В Корсунь-Шевченковской операции нас посылали добивать окруженную группировку у деревни Шендеровки. Еще снежок лежал. Бомб у нас не было, поскольку с подвозом были проблемы, так вот мы ходили, стреляли из пушек и пулеметов. Помню, большое поле пред деревней – все мышиного цвета от солдатских шинелей, и никто в нас не стреляет. Сейчас мне их даже жалко, а тогда пальцы на гашетки и пошел туда, в кучу. Отстреляешь и потом выскакиваешь над своей территорией. Мы так били дня три, наверное. По врагу стрелять приятнее, чем по мишеням. Никакой жалости я не испытывал. Задача стояла убивать и убивать как можно больше. Наоборот, когда хорошо попал или что-то взорвалось, чувствуешь душевный подъем.
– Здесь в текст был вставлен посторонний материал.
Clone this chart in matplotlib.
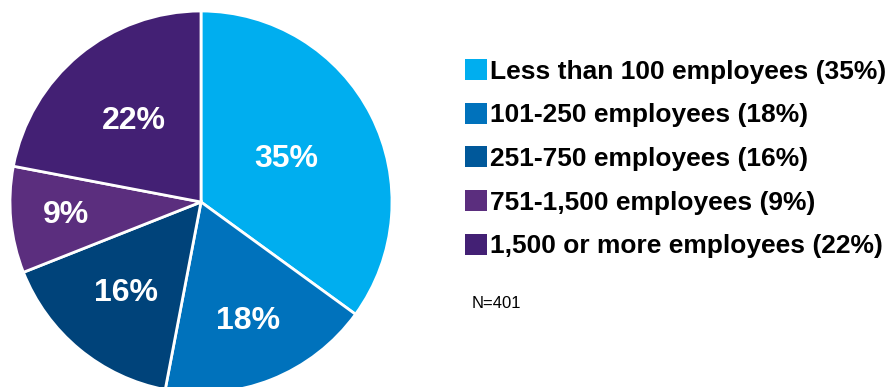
import matplotlib.pyplot as plt
from matplotlib.patches import Patch

plt.rcParams['font.family'] = ['Liberation Sans', 'DejaVu Sans']

labels = ['Less than 100 employees (35%)', '101-250 employees (18%)',
          '251-750 employees (16%)', '751-1,500 employees (9%)',
          '1,500 or more employees (22%)']
shares = [35, 18, 16, 9, 22]
colors = ['#00AEEF', '#0072BC', '#00437A', '#5B2E7E', '#432074']
legend_colors = ['#00AEEF', '#0072BC', '#00589A', '#5B2E7E', '#432074']
# how far out each percent label sits
label_r = [0.50, 0.67, 0.62, 0.71, 0.55]

fig = plt.figure(figsize=(8.9, 3.87), dpi=100)
ax = fig.add_axes([10 / 890, -6 / 387, 382 / 890, 382 / 387])

wedges, texts, pcts = ax.pie(shares, colors=colors, startangle=90, counterclock=False,
                             autopct='%d%%', pctdistance=0.6,
                             wedgeprops=dict(edgecolor='white', linewidth=2))
for t, r in zip(pcts, label_r):
    x, y = t.get_position()
    d = (x ** 2 + y ** 2) ** 0.5
    t.set_position((x / d * r, y / d * r))
    t.set_color('white')
    t.set_fontsize(23)
    t.set_fontweight('bold')
ax.set_xlim(-1, 1)
ax.set_ylim(-1, 1)

handles = [Patch(facecolor=c, edgecolor='none') for c in legend_colors]
fig.legend(handles, labels, loc='upper left', bbox_to_anchor=(465 / 890, 1 - 59 / 387),
           frameon=False, prop=dict(size=19, weight='bold'),
           handlelength=0.85, handleheight=0.85, handletextpad=0.1,
           labelspacing=0.72, borderpad=0, borderaxespad=0)

fig.text(472 / 890, 1 - 303 / 387, 'N=401', fontsize=12, va='center', ha='left')

fig.savefig('out.png', dpi=100)
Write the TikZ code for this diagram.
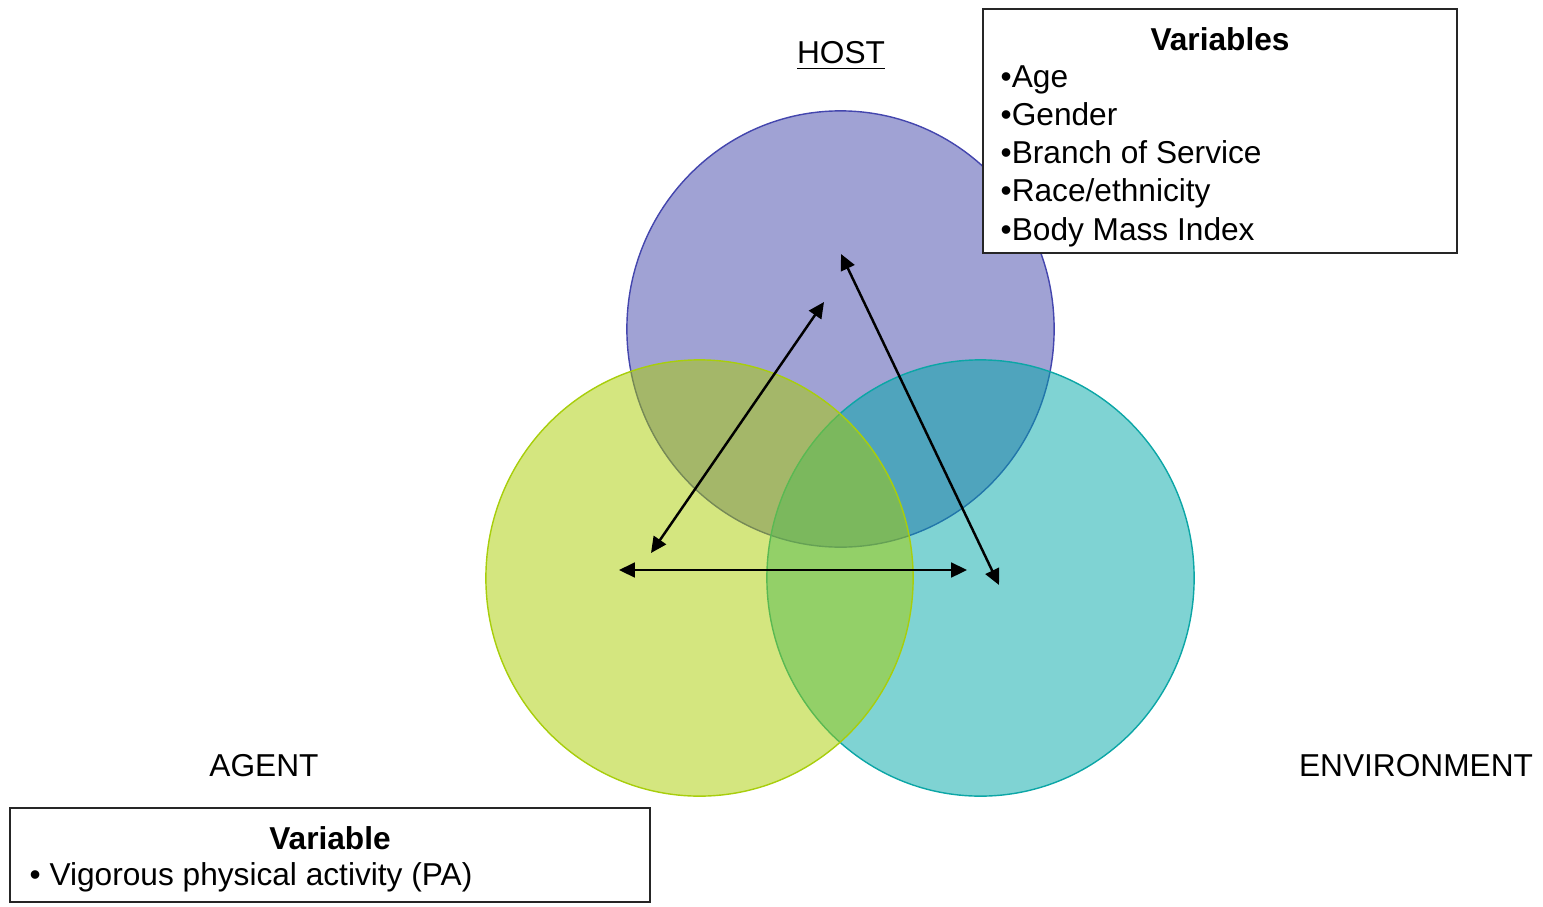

А.Д. В вылете на переправу вы сделали один заход по цели. От чего зависит количество заходов?
От задачи, от самой цели и от противодействия – умирать-то не хочется. Мы летали на аэродром Куши в Румынии, где базировались истребители. В полку оставалось двенадцать самолетов, вот их командир полка и повел. Атаковали с одного захода, развернулись и – бегом домой. Доложили командиру дивизии Агальцову, а он нас отругал за то, что один заход всего сделали.